Beyond the privacy features that Apple then introduced that undermined that status quo, assumptions such as that have created other risks: Marketers stand to lose out on significant audiences if they neglect Android users in their targeting strategies.
“There are very expensive Android devices out there, some even more expensive than iPhones,” Holmes added. “In that tier-one category of Samsung Galaxys and even the new Google Pixel, they are not cheap devices, so it’s not logical. You can’t make these sweeping statements and then apply those to millions of users. They can’t be bucketed so easily. It’s always going to be more nuanced and more granular than you want it to be.”
Other demographics further alter marketers’ understanding of who’s on the two operating systems and what they represent.
Lens on demographics — minus assumptions
For the most part, the demographics between iOS and Android users in the U.S. are relatively the same — very nearly split between females and males. And the difference in users by age group is minimally different as well, with 58% of users ages 25–34 and 53% of 35–44 opting for iOS. Comparatively, 43% and 50%, respectively, choose Android, according to GWI. The one age group that demonstrates a more significant difference is the 18–24 group, with 28% using Android and 69% using iOS. As a takeaway, targeting between the two environments isn’t shaped by a vast age and gender gap.
In another characteristic that can be highlighted between systems and the people who use them, the actual model of a phone doesn’t necessarily dictate the return that the user represents.
“Someone that’s still rocking an iPhone 6S is going to be just about the same return as a lower-end Android device,” said Holmes. “When advertisers assume things on a large scale and see that iOS users spend more in the U.S., so, therefore, there’s a higher return on investment when advertising on those devices, therefore every iOS user must be affluent, it becomes a pervasive concept that just isn’t accurate.”
And, among the 18–24 group, only about one-third use an iPhone released within the past three years.
Given these factors, one key to making better-informed decisions about how to market to people across iOS and Android environments is to demand transparency from ad networks — i.e., which ads are being shown in which operating system and in what ways are they performing differently?
Volume matters, too.
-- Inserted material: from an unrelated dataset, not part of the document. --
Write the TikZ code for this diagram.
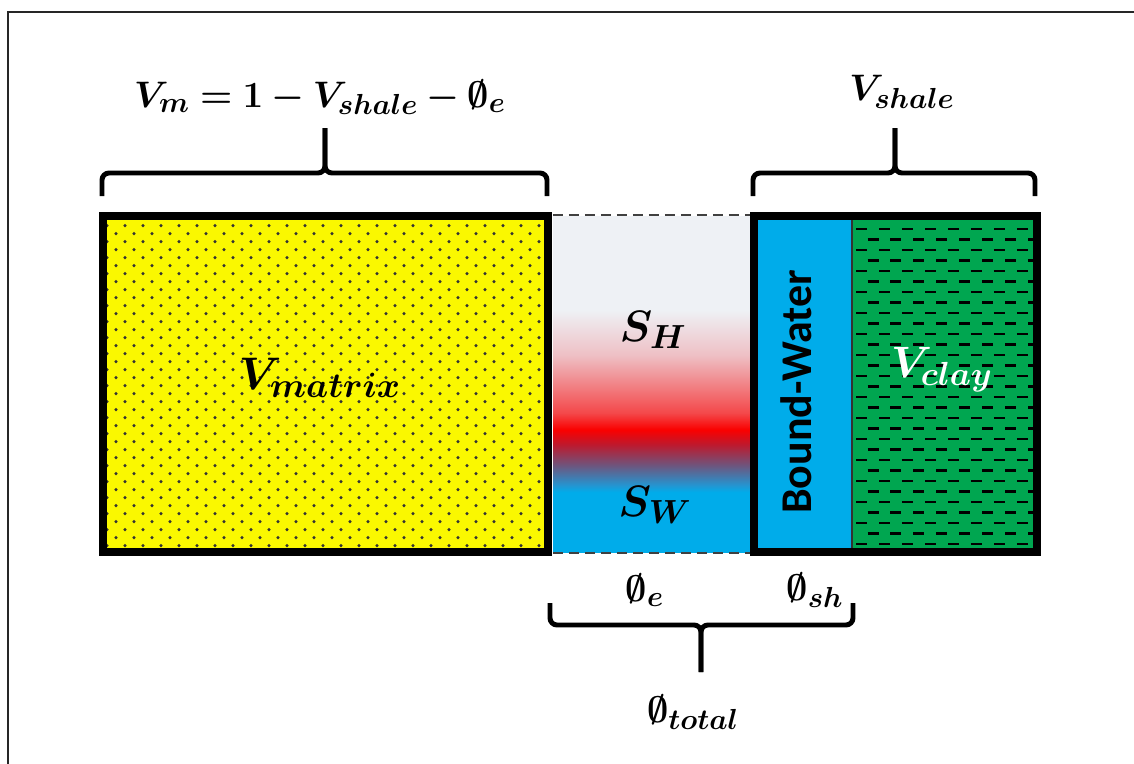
\RequirePackage{fix-cm}
\documentclass[tikz,border=0pt]{standalone}
\usepackage{amsmath,amssymb,bm}
\usepackage{fontspec}
\newfontfamily\carlito{Carlito}
\usepackage{tikz}
\usetikzlibrary{calc}
\DeclareMathSizes{21}{21}{16.5}{13}
\DeclareMathSizes{25}{25}{19}{15}
\DeclareMathSizes{26}{26}{20}{16}

\definecolor{matyel}{RGB}{250,248,0}
\definecolor{watblue}{RGB}{0,172,234}
\definecolor{claygrn}{RGB}{0,166,80}
\definecolor{hcgrey}{RGB}{238,241,245}
\definecolor{hcpale}{RGB}{238,192,197}
\definecolor{hcpink}{RGB}{244,72,74}
\definecolor{hcred}{RGB}{250,0,0}
\definecolor{hcdark}{RGB}{190,25,45}
\definecolor{hcmix}{RGB}{110,85,125}
\definecolor{hcmix2}{RGB}{35,150,210}

% pore fluid: water at the bottom, hydrocarbon on top
\pgfdeclareverticalshading{porefluid}{100bp}{color(0bp)=(watblue); color(33.9bp)=(watblue); color(34.9bp)=(hcmix2); color(37.9bp)=(hcmix); color(41bp)=(hcdark); color(43.2bp)=(hcred); color(45.7bp)=(hcpink); color(54.3bp)=(hcpale); color(61bp)=(hcgrey); color(100bp)=(hcgrey)}

\tikzset{
  thickbox/.style={line width=4.4pt},
  brace/.style={line width=2.8pt, rounded corners=0.14cm},
  lbl/.style={inner sep=0pt, font=\fontsize{25}{29}\selectfont},
  toplbl/.style={inner sep=0pt, font=\fontsize{21}{25}\selectfont},
}

\begin{document}
\begin{tikzpicture}[x=0.02cm,y=-0.02cm]
    \useasboundingbox (0,0) rectangle (1134,764);
    \begin{scope}
        \clip (0,0) rectangle (1134,764);
        \draw[line width=1pt, black!85] (8,800) -- (8,12) -- (1160,12);
    \end{scope}

    % matrix
    \coordinate (mtl) at (103,216);
    \coordinate (mbr) at (548,552);
    \fill[matyel] (mtl) rectangle (mbr);
    \begin{scope}
        \clip (mtl) rectangle (mbr);
        \foreach \j in {0,...,41} {
            \pgfmathsetmacro{\yy}{225.6+8*\j}
            \pgfmathtruncatemacro{\xo}{125-9*mod(\j,2)}
            \foreach \i in {-1,...,24}
                \fill[black!80] (\xo+18*\i,\yy) circle (0.95pt);
        }
    \end{scope}
    \draw[thickbox] (mtl) rectangle (mbr);

    % pore space
    \shade[shading=porefluid] (553,216) rectangle (750,552);
    \draw[line width=1.1pt, black!75, dash pattern=on 0.2cm off 0.12cm] (553,215) -- (750,215) (553,553) -- (750,553);

    % shale: bound water + clay
    \fill[watblue] (754,216) rectangle (852,552);
    \fill[claygrn] (852,216) rectangle (1037,552);
    \begin{scope}
        \clip (852,216) rectangle (1037,552);
        \foreach \j in {0,...,31} {
            \pgfmathsetmacro{\yy}{229+10.5*\j}
            \pgfmathsetmacro{\ph}{0.23*mod(\j,2)}
            \draw[line width=1.2pt, dash pattern=on 0.22cm off 0.24cm, dash phase=\ph cm] (856,\yy) -- (1040,\yy);
        }
    \end{scope}
    \draw[line width=1.2pt, black!80] (852,216) -- (852,552);
    \draw[thickbox] (754,216) rectangle (1037,552);

    % labels inside
    \node[lbl, font=\fontsize{26}{30}\selectfont] (vmatrix) at (320,378) {$\bm{V_{matrix}}$};
    \node[lbl] (sh) at (653,330) {$\bm{S_H}$};
    \node[lbl] (sw) at (655,505) {$\bm{S_W}$};
    \node[rotate=90, inner sep=0pt, font=\carlito\bfseries\fontsize{25}{29}\selectfont] (bw) at (796,392) {Bound-Water};
    \node[lbl, text=white] (vclay) at (942,370) {$\bm{V_{clay}}$};

    % braces
    \node[toplbl] (vm) at (320,97) {$\bm{V_m = 1 - V_{shale} - \emptyset_e}$};
    \coordinate (vmtip) at (325,128);
    \draw[brace] (102,196) -- (102,173) -- (325,173) -- (vmtip);
    \draw[brace] (547,196) -- (547,173) -- (325,173) -- (vmtip);

    \node[toplbl] (vsh) at (902,92) {$\bm{V_{shale}}$};
    \coordinate (vshtip) at (895,128);
    \draw[brace] (753,196) -- (753,173) -- (895,173) -- (vshtip);
    \draw[brace] (1035,196) -- (1035,173) -- (895,173) -- (vshtip);

    \node[toplbl] (phie) at (645,590) {$\bm{\emptyset_e}$};
    \node[toplbl] (phish) at (815,590) {$\bm{\emptyset_{sh}}$};
    \node[toplbl] (phitot) at (693,712) {$\bm{\emptyset_{total}}$};
    \coordinate (phitip) at (701,672);
    \draw[brace] (550,603) -- (550,625) -- (701,625) -- (phitip);
    \draw[brace] (853,603) -- (853,625) -- (701,625) -- (phitip);
\end{tikzpicture}
\end{document}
If a team targets mostly iOS users, then it may come as no surprise that the return is higher than for the small number of Android users targeted. Rather than dividing advertising by operating system without any nuance, advertisers can direct their ad network partners to target similar audiences on both iOS and
Android, with parameters around device age and user age instead. Measuring the results, they can adjust tactics accordingly.
Advertisers can also think outside of the box to reach users in spaces that many assume are unreachable. For example, one of the aspects of targeting is carrier plan type — prepaid versus postpaid — which can be a contextual parameter and tell marketers more about their audience. And while yet another assumption has been that prepaid Android users are unreachable, technology has unlocked approaches to those phones in 2021.
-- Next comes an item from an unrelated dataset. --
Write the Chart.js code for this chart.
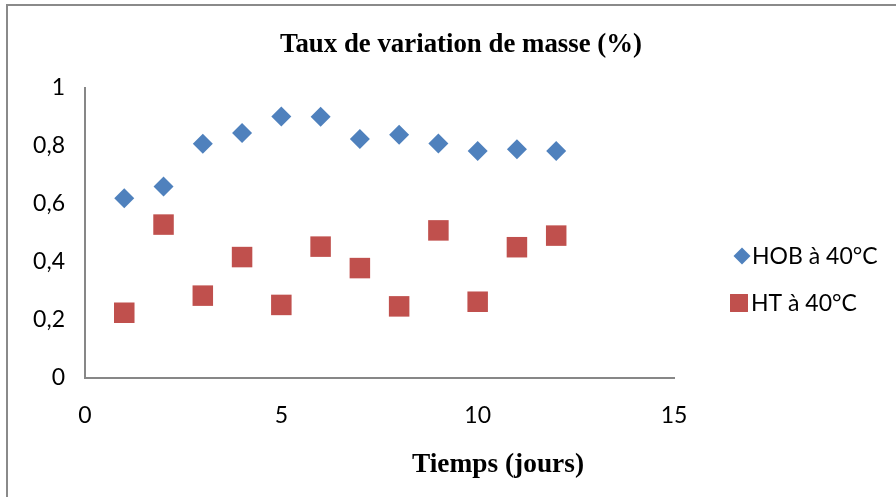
<!DOCTYPE html>
<html>
<head>
<meta charset="utf-8">
<script src="https://cdn.jsdelivr.net/npm/chart.js@4.4.0/dist/chart.umd.min.js"></script>
<style>
  html, body { margin: 0; padding: 0; background: #fff; overflow: hidden; }
  #wrap { width: 896px; height: 497px; position: relative; }
</style>
</head>
<body>
<div id="wrap"><canvas id="c" width="896" height="497"></canvas></div>
<script>
// Mass variation rate over 12 days, two treatments at 40 °C
const days = [1, 2, 3, 4, 5, 6, 7, 8, 9, 10, 11, 12];
const hobValues = [0.620, 0.660, 0.808, 0.845, 0.902, 0.901, 0.824, 0.839, 0.809, 0.783, 0.789, 0.783];
const htValues = [0.225, 0.529, 0.284, 0.417, 0.252, 0.453, 0.379, 0.247, 0.509, 0.263, 0.451, 0.491];
const seriesNames = ['HOB à 40°C', 'HT à 40°C'];
const yTickLabels = ['0', '0,2', '0,4', '0,6', '0,8', '1'];
const xTickLabels = ['0', '5', '10', '15'];
const chartTitle = 'Taux de variation de masse (%)';
const xAxisTitle = 'Tiemps (jours)';

const BLUE = '#4F81BD';
const RED = '#C0504D';
const AXIS = '#878787';

const toPoints = (vals) => days.map((d, i) => ({ x: d, y: vals[i] }));

// Frame, titles and legend drawn on the canvas around the plot
const decorations = {
  id: 'decorations',
  beforeDraw(chart) {
    const ctx = chart.ctx;
    ctx.save();
    ctx.fillStyle = '#fff';
    ctx.fillRect(0, 0, chart.width, chart.height);
    ctx.strokeStyle = '#8a8a8a';
    ctx.lineWidth = 2;
    ctx.strokeRect(7, 5, 1200, 1200);
    ctx.restore();
  },
  afterDraw(chart) {
    const ctx = chart.ctx;
    ctx.save();
    ctx.fillStyle = '#000';
    ctx.textBaseline = 'alphabetic';

    const drawFitted = (text, font, cx, baseline, width) => {
      ctx.font = font;
      const w = ctx.measureText(text).width;
      ctx.save();
      ctx.translate(cx, baseline);
      ctx.scale(width / w, 1);
      ctx.textAlign = 'center';
      ctx.fillText(text, 0, 0);
      ctx.restore();
    };
    drawFitted(chartTitle, 'bold 27px "Liberation Serif"', 461, 52, 362);
    drawFitted(xAxisTitle, 'bold 27px "Liberation Serif"', 498, 472, 172);

    // legend
    const items = chart.data.datasets.map((ds, i) => ({
      label: seriesNames[i], style: ds.pointStyle, color: ds.backgroundColor
    }));
    const rows = [
      { mx: 742, my: 256, r: 8.5, tx: 752 },
      { mx: 739, my: 303, r: 12.7, tx: 751 }
    ];
    ctx.font = '23px Lato';
    ctx.textAlign = 'left';
    ctx.textBaseline = 'middle';
    items.forEach((it, i) => {
      const row = rows[i];
      ctx.fillStyle = it.color;
      Chart.helpers.drawPoint(ctx, { pointStyle: it.style, radius: row.r, rotation: 0, borderWidth: 0 }, row.mx, row.my);
      ctx.fillStyle = '#000';
      ctx.fillText(it.label, row.tx, row.my + 1);
    });
    ctx.restore();
  }
};

new Chart(document.getElementById('c'), {
  type: 'scatter',
  data: {
    datasets: [
      {
        label: seriesNames[0],
        data: toPoints(hobValues),
        pointStyle: 'rectRot',
        pointRadius: 10,
        pointHoverRadius: 10,
        backgroundColor: BLUE,
        borderColor: BLUE,
        borderWidth: 0
      },
      {
        label: seriesNames[1],
        data: toPoints(htValues),
        pointStyle: 'rect',
        pointRadius: 14.5,
        pointHoverRadius: 14.5,
        backgroundColor: RED,
        borderColor: RED,
        borderWidth: 0
      }
    ]
  },
  options: {
    responsive: false,
    animation: false,
    devicePixelRatio: 1,
    layout: { padding: { top: 88, right: 222, bottom: 0, left: 0 } },
    plugins: {
      legend: { display: false },
      title: { display: false },
      tooltip: { enabled: false }
    },
    scales: {
      x: {
        type: 'linear',
        min: 0,
        max: 15,
        grid: { display: false, drawTicks: false },
        border: { display: true, color: AXIS, width: 2 },
        ticks: {
          stepSize: 5,
          padding: 24,
          color: '#000',
          font: { family: 'Lato', size: 23 },
          callback: (v) => xTickLabels[Math.round(v / 5)]
        },
        afterFit: (s) => { s.height = 119; }
      },
      y: {
        type: 'linear',
        min: 0,
        max: 1,
        grid: { display: false, drawTicks: false },
        border: { display: true, color: AXIS, width: 2 },
        ticks: {
          stepSize: 0.2,
          padding: 20,
          color: '#000',
          font: { family: 'Lato', size: 23 },
          callback: (v) => yTickLabels[Math.round(v / 0.2)]
        },
        afterFit: (s) => { s.width = 85; }
      }
    }
  },
  plugins: [decorations]
});
</script>
</body>
</html>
Across operating systems, the return of contextual is another unifying factor
Contextual targeting and contextual alignment were pushed to the wayside when all audiences were addressable, and targeting could be very distinctive, said Holmes at Digital Turbine. That’s changing.
“We went through a targeting phase where everything was audience targeting data, and now we’re in an addressability crisis,” said Holmes. “There will still be more changes, but at the end of the day, it’s going to continue to happen.
“The contextual strategies that some would consider antiquated are back in the forefront now,” Holmes continued. “With the new iOS privacy features, traffic took an initial hit, but as the strategies updated, traffic overall started to rebound, and things are now getting back to normal. Advertisers just have to target and plan in a different way.”
And while Android audiences can be targeted more specifically with the device ID in apps and cookies on the mobile web still in play, marketers that create strategies now that work for both the iOS regulations and the impending deprecation of the cookie and any potential restrictions on device IDs on Android will be better prepared for the future, no matter what new operating systems may present.